Dekan FHUI: 2024 Abad Kedua Pendidikan Hukum, Kita Harus Mandiri!
Terbaru

Dekan FHUI: 2024 Abad Kedua Pendidikan Hukum, Kita Harus Mandiri!

RUU KUHPerdata, HIR, dan aturan lainnya harus didorong untuk disahkan. Indonesia perlu berfokus pada hukum Indonesia tanpa referring terhadap teori dan praktik dari hukum Belanda. Rujukannya dapat melihat negara-negara lain.

Ferinda K Fachri
Bacaan 3 Menit
Dekan FHUI Dr. Parulian Paidi Aritonang (kanan) saat berbincang dengan Tim Hukumonline di Kampus FHUI, Depok, Senin (10/7/2023).
Dekan FHUI Dr. Parulian Paidi Aritonang (kanan) saat berbincang dengan Tim Hukumonline di Kampus FHUI, Depok, Senin (10/7/2023).
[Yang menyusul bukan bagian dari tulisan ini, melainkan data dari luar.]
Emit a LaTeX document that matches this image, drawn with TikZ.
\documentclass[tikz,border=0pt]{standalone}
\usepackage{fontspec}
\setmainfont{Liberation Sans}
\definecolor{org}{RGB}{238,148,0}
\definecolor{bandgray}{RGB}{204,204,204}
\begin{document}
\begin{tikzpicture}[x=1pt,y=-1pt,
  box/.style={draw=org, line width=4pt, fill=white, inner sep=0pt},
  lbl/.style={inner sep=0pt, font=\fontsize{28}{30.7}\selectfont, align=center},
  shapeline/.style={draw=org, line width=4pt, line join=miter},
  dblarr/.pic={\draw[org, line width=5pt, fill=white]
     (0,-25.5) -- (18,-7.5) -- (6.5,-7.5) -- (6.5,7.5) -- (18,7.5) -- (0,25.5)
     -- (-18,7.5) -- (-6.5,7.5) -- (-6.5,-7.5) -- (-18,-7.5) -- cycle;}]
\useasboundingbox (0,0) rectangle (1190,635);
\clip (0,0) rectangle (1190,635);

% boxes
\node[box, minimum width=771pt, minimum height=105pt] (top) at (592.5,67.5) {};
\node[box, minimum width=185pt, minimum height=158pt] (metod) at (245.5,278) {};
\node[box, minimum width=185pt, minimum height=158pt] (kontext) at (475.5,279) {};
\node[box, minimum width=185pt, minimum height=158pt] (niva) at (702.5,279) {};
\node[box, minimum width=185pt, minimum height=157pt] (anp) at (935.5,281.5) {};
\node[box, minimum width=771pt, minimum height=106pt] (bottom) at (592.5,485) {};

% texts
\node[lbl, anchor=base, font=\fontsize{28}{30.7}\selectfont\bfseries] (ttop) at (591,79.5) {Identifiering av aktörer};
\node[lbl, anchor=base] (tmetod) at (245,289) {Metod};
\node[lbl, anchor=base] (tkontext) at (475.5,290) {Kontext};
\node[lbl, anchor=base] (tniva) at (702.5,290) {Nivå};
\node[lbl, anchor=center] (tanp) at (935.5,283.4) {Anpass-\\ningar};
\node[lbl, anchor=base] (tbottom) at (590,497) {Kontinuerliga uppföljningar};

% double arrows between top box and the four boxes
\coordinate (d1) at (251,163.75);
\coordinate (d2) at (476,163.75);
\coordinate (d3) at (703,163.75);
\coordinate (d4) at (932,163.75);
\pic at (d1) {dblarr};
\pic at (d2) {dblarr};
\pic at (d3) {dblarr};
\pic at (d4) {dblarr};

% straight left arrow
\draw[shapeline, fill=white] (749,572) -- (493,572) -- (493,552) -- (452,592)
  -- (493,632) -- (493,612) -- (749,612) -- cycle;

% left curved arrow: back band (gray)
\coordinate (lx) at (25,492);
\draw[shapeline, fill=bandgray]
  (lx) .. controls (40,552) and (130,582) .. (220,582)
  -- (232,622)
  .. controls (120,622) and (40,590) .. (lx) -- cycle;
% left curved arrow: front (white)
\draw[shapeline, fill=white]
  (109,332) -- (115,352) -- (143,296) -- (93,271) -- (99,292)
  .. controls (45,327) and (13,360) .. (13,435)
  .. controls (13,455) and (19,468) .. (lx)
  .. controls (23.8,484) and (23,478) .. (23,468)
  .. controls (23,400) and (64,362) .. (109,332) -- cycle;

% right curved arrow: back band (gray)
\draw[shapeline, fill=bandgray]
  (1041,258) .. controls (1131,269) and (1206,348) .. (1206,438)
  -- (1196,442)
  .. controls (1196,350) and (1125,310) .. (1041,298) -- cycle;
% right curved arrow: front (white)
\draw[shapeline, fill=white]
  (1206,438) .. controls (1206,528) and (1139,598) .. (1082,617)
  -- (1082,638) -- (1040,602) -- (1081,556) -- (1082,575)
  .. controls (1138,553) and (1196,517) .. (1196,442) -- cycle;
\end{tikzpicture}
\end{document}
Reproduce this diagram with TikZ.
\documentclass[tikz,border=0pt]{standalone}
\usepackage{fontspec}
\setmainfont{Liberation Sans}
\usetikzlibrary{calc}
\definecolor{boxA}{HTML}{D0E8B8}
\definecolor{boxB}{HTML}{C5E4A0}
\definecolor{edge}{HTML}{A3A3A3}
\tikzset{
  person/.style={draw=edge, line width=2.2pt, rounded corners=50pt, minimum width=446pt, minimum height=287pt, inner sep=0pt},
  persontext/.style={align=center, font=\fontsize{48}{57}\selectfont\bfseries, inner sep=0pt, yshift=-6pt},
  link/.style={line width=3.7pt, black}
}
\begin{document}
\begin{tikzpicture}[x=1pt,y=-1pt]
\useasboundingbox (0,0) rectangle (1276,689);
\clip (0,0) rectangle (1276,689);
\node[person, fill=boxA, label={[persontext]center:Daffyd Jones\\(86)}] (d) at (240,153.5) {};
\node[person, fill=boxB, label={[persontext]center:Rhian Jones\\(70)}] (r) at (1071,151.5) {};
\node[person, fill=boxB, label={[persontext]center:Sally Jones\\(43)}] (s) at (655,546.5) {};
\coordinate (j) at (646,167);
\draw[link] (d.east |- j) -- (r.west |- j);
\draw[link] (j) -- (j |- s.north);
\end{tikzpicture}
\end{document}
Saat audiensi Tim Hukumonline ke Fakultas Hukum Universitas Indonesia (FHUI), selain penyerahan borang dan prototype Top Indonesian Law School Profiles 2023 kepada Dekan FHUI, juga diselingi diskusi. Salah satu isu yang diangkat mengenai pesatnya pertumbuhan dunia pendidikan hukum.
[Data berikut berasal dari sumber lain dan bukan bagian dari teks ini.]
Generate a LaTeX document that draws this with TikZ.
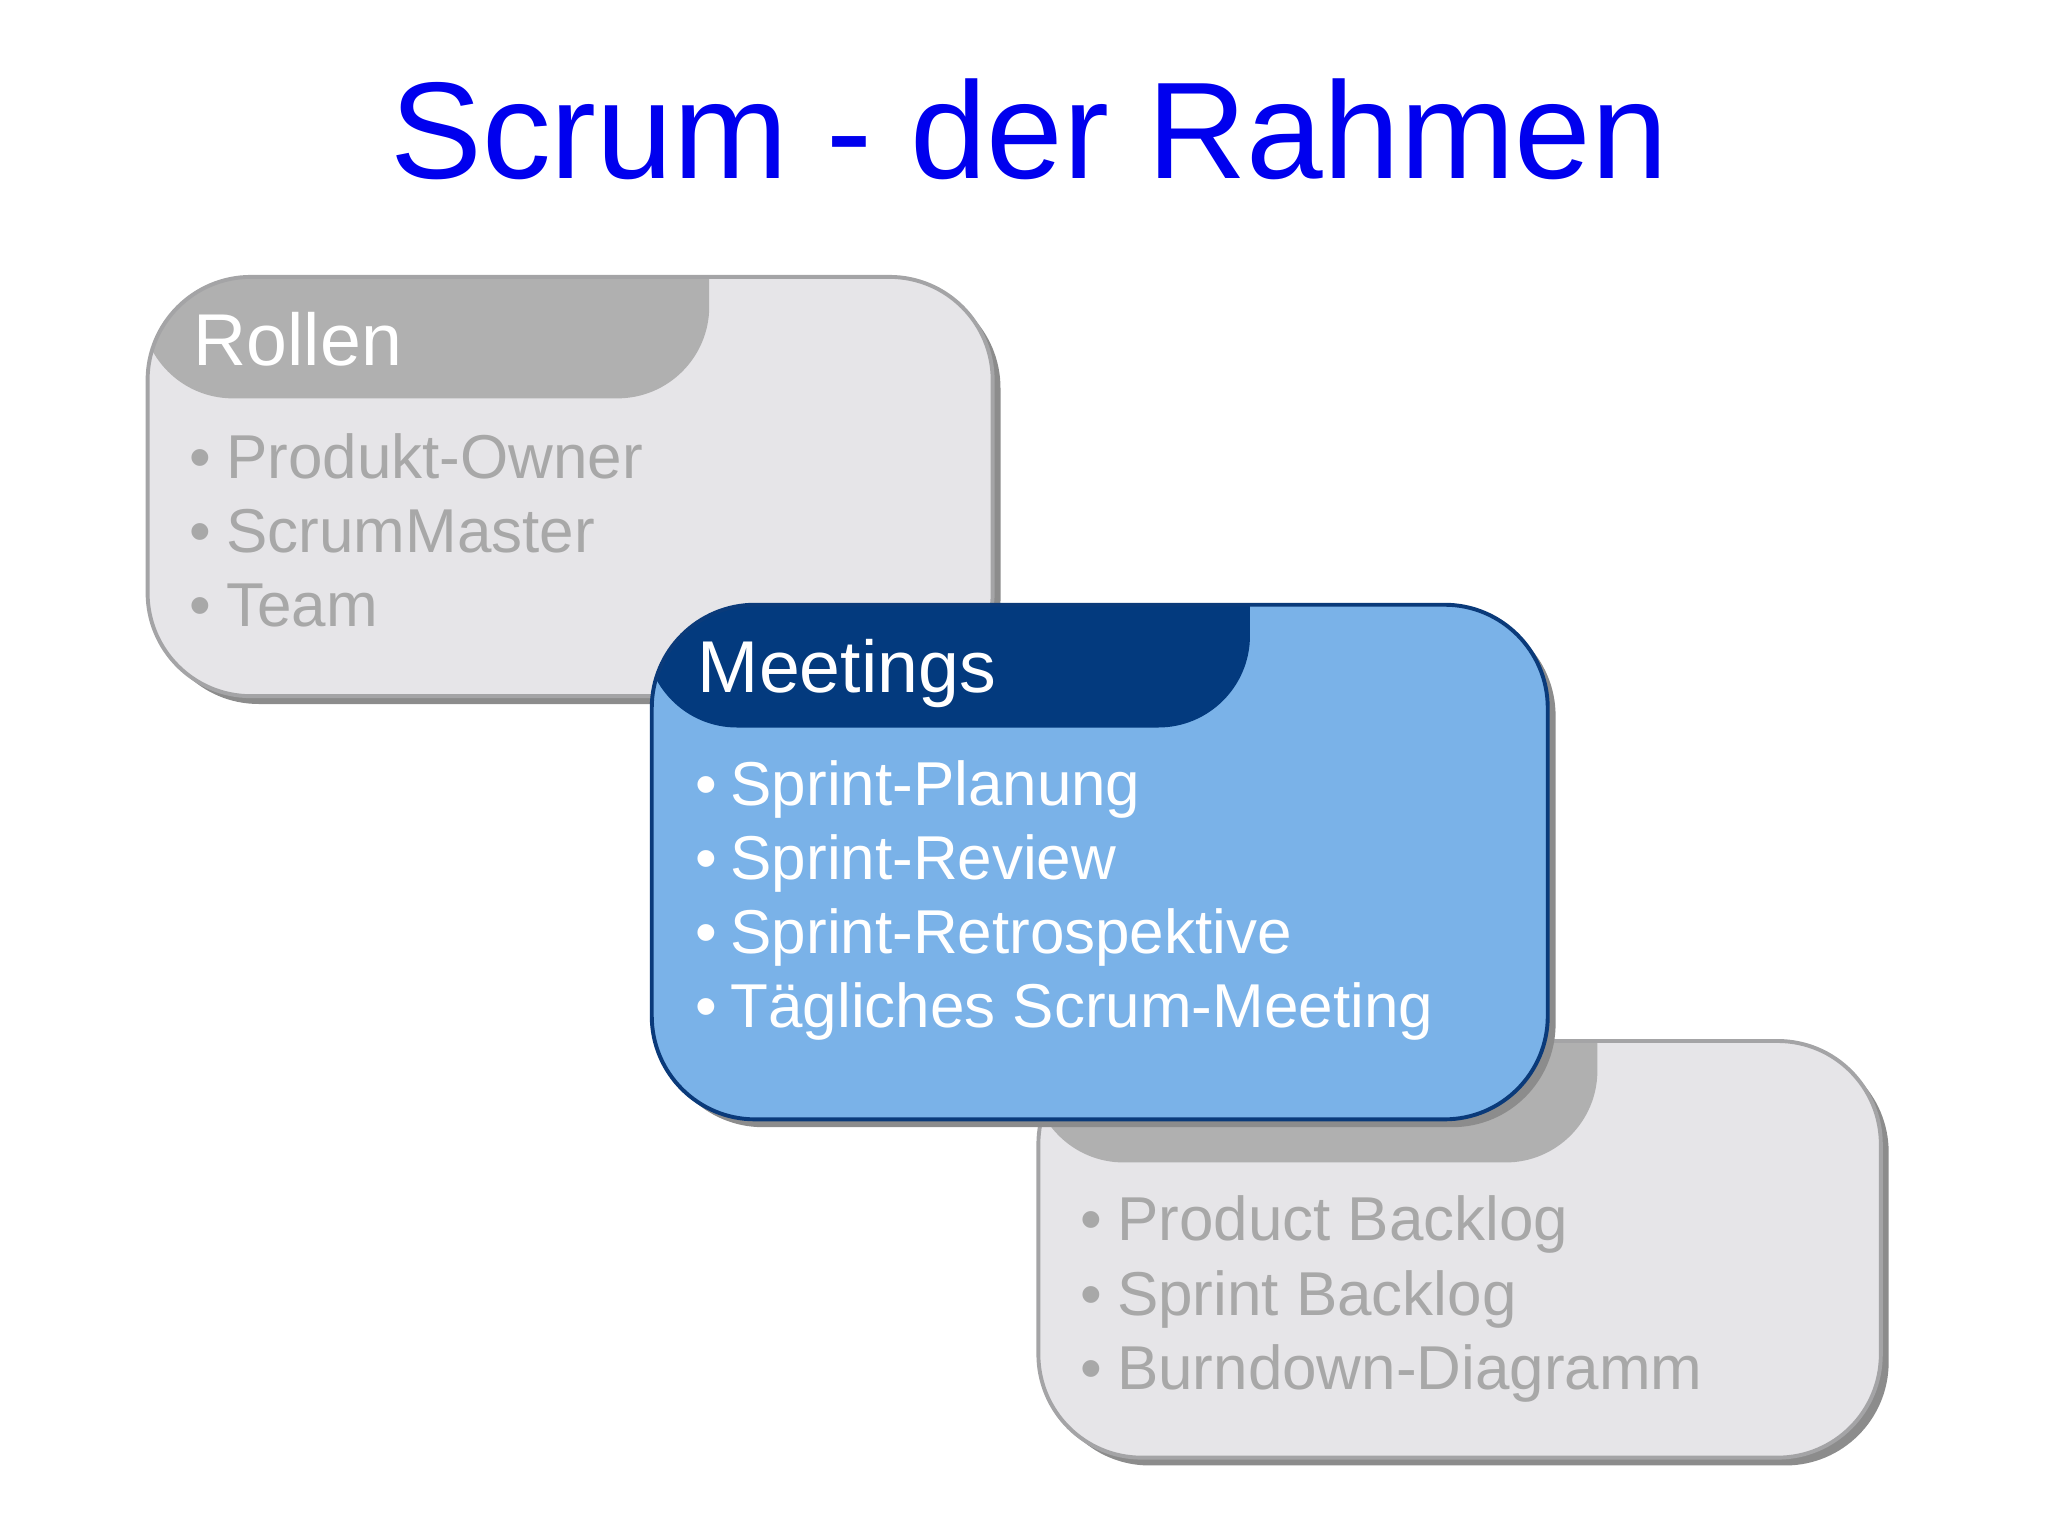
\documentclass[tikz,border=0pt]{standalone}
\usepackage{fontspec}
\setmainfont{Liberation Sans}
\begin{document}
\begin{tikzpicture}[x=0.02cm,y=-0.02cm,
  item/.style={anchor=base west,inner sep=0pt,font=\fontsize{27}{30}\selectfont},
  bul/.style={anchor=base west,inner sep=0pt,font=\fontsize{27}{30}\selectfont},
  head/.style={anchor=base west,inner sep=0pt,font=\fontsize{32}{36}\selectfont,text=white}]
\definecolor{gbody}{HTML}{E6E5E8}\definecolor{ghead}{HTML}{B0B0B0}\definecolor{gline}{HTML}{A4A4A6}
\definecolor{gtext}{HTML}{A8A8A8}\definecolor{bbody}{HTML}{7AB2E8}\definecolor{bhead}{HTML}{033A7E}
\definecolor{bline}{HTML}{0A3A7A}\definecolor{shad}{HTML}{8C8C8C}
\useasboundingbox (0,0) rectangle (1568,1175);
\node[anchor=base,inner sep=0pt,text={rgb,255:red,0;green,0;blue,238},font=\fontsize{60}{66}\selectfont] (title) at (788,137) {Scrum - der Rahmen};
% generic card macro
\newcommand\mycard[9]{% x1,y1,x2,y2,tabx,taby,body,head,line
  \fill[shad,rounded corners=45] (#1+6,#2+6) rectangle (#3+6,#4+6);
  \begin{scope}
  \clip[rounded corners=45] (#1,#2) rectangle (#3,#4);
  \fill[#7] (#1,#2) rectangle (#3,#4);
  \fill[#8] (#1-5,#2-5) -- (#5,#2-5) [rounded corners=40] -- (#5,#6) -- (#1-5,#6) [sharp corners] -- cycle;
  \end{scope}
  \draw[#9,line width=0.06cm,rounded corners=45] (#1,#2) rectangle (#3,#4);}
% Rollen
\mycard{113}{212}{760}{533}{543}{305}{gbody}{ghead}{gline}
\node[head] (rh) at (148,280) {Rollen};
\foreach \t/\y/\n in {Produkt-Owner/366/r1,ScrumMaster/423/r2,Team/480/r3}{
  \node[bul,text=gtext] (\n b) at (145,\y) {•};
  \node[item,text=gtext] (\n) at (173,\y) {\t};}
% Artefakte
\mycard{795}{797}{1440}{1116}{1223}{890}{gbody}{ghead}{gline}
\node[head] (ah) at (830,862) {Artefakte};
\foreach \t/\y/\n in {Product Backlog/950/a1,Sprint Backlog/1007/a2,Burndown-Diagramm/1064/a3}{
  \node[bul,text=gtext] (\n b) at (827,\y) {•};
  \node[item,text=gtext] (\n) at (855,\y) {\t};}
% Meetings
\mycard{499}{463}{1185}{857}{957}{557}{bbody}{bhead}{bline}
\node[head] (mh) at (534,530) {Meetings};
\foreach \t/\y/\n in {Sprint-Planung/617/m1,Sprint-Review/673/m2,Sprint-Retrospektive/730/m3,Tägliches Scrum-Meeting/787/m4}{
  \node[bul,text=white] (\n b) at (532,\y) {•};
  \node[item,text=white] (\n) at (559,\y) {\t};}
\end{tikzpicture}
\end{document}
“Sekarang saya meneruskan, namun bukan sebagai Ketua (di Badan Kerja Sama Perguruan Tinggi Negeri/BKSPTN) tapi sebagai pengurus inti. Bertiga UI, UGM, dan UNAIR ini dream team disatukan BKS. Kita bertiga ingin membuat wajah baru terhadap dunia pendidikan hukum,” ungkap Dekan FHUI Dr. Parulian Paidi Aritonang saat berbincang dengan Tim Hukumonline di Kampus FHUI, Depok, Senin (10/7/2023).

Baca Juga:

Seperti diketahui, pendidikan hukum berkembang cepat. Belum lagi dengan pesatnya perubahan teknologi yang kian canggih, sehingga pendidikan hukum pun harus dapat bergerak cepat. “Pendidikan hukum ini tahun depan sudah abad kedua. Kemarin kita kepikiran sudah menegaskan bahwa kita ‘putus’ dengan Belanda dalam artian kita tidak mau lagi (hukum) Belanda (jadi rujukan),” kata dia.
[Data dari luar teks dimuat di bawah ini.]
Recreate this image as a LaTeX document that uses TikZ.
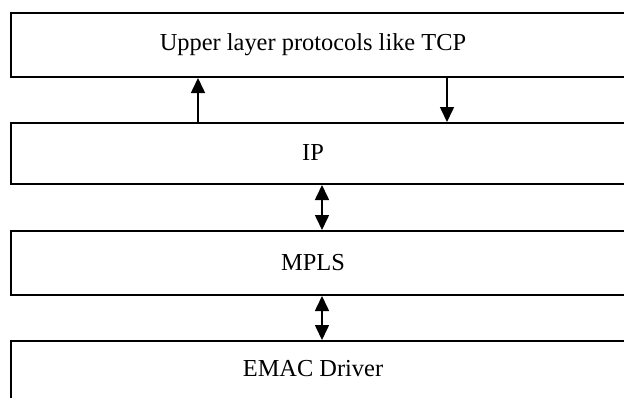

Menurut Parulian, sudah saatnya Indonesia fokus pada hukum Indonesia tanpa perlu referring terhadap teori dan praktik hukum Belanda. Dari pengamatannya masih dijumpai banyak praktisi yang terlalu mengacu pada praktik hukum di Belanda. Padahal, lahirnya KUHP baru sudah menjadi langkah awal untuk mewujudkan itu (produk asli hukum Indonesia).

“Kita harus mandiri. Di abad kedua itu Indonesia sudah memutus (tidak menjadikan Belanda menjadi rujukan), dan beberapa universitas di Belanda pun sudah gak mau. ‘Jangan, kami tidak mau jadi referensi’. Jadi abad kedua kita sudah harus bisa mandiri. Referensi bisa (dari negara-negara lain di) Eropa, Asia, dan juga Amerika. Tidak hanya Belanda. Itu yang perlu kita coba bangun.”

Ia berharap pemikiran seperti ini dapat menjadi inspirasi Perguruan Tinggi Negeri (PTN) dan Perguruan Tinggi Swasta (PTS) se-Indonesia. “Tahun depan itu bukan hanya momentum Pemilu (Pemilihan Umum), tahun depan itu juga momentum abad kedua pendidikan hukum. Jadi harus di-branding. Basis reference ke Belanda itu harus putus, kita (mulai galakan) reference ke mana-mana,” tegas Parulian.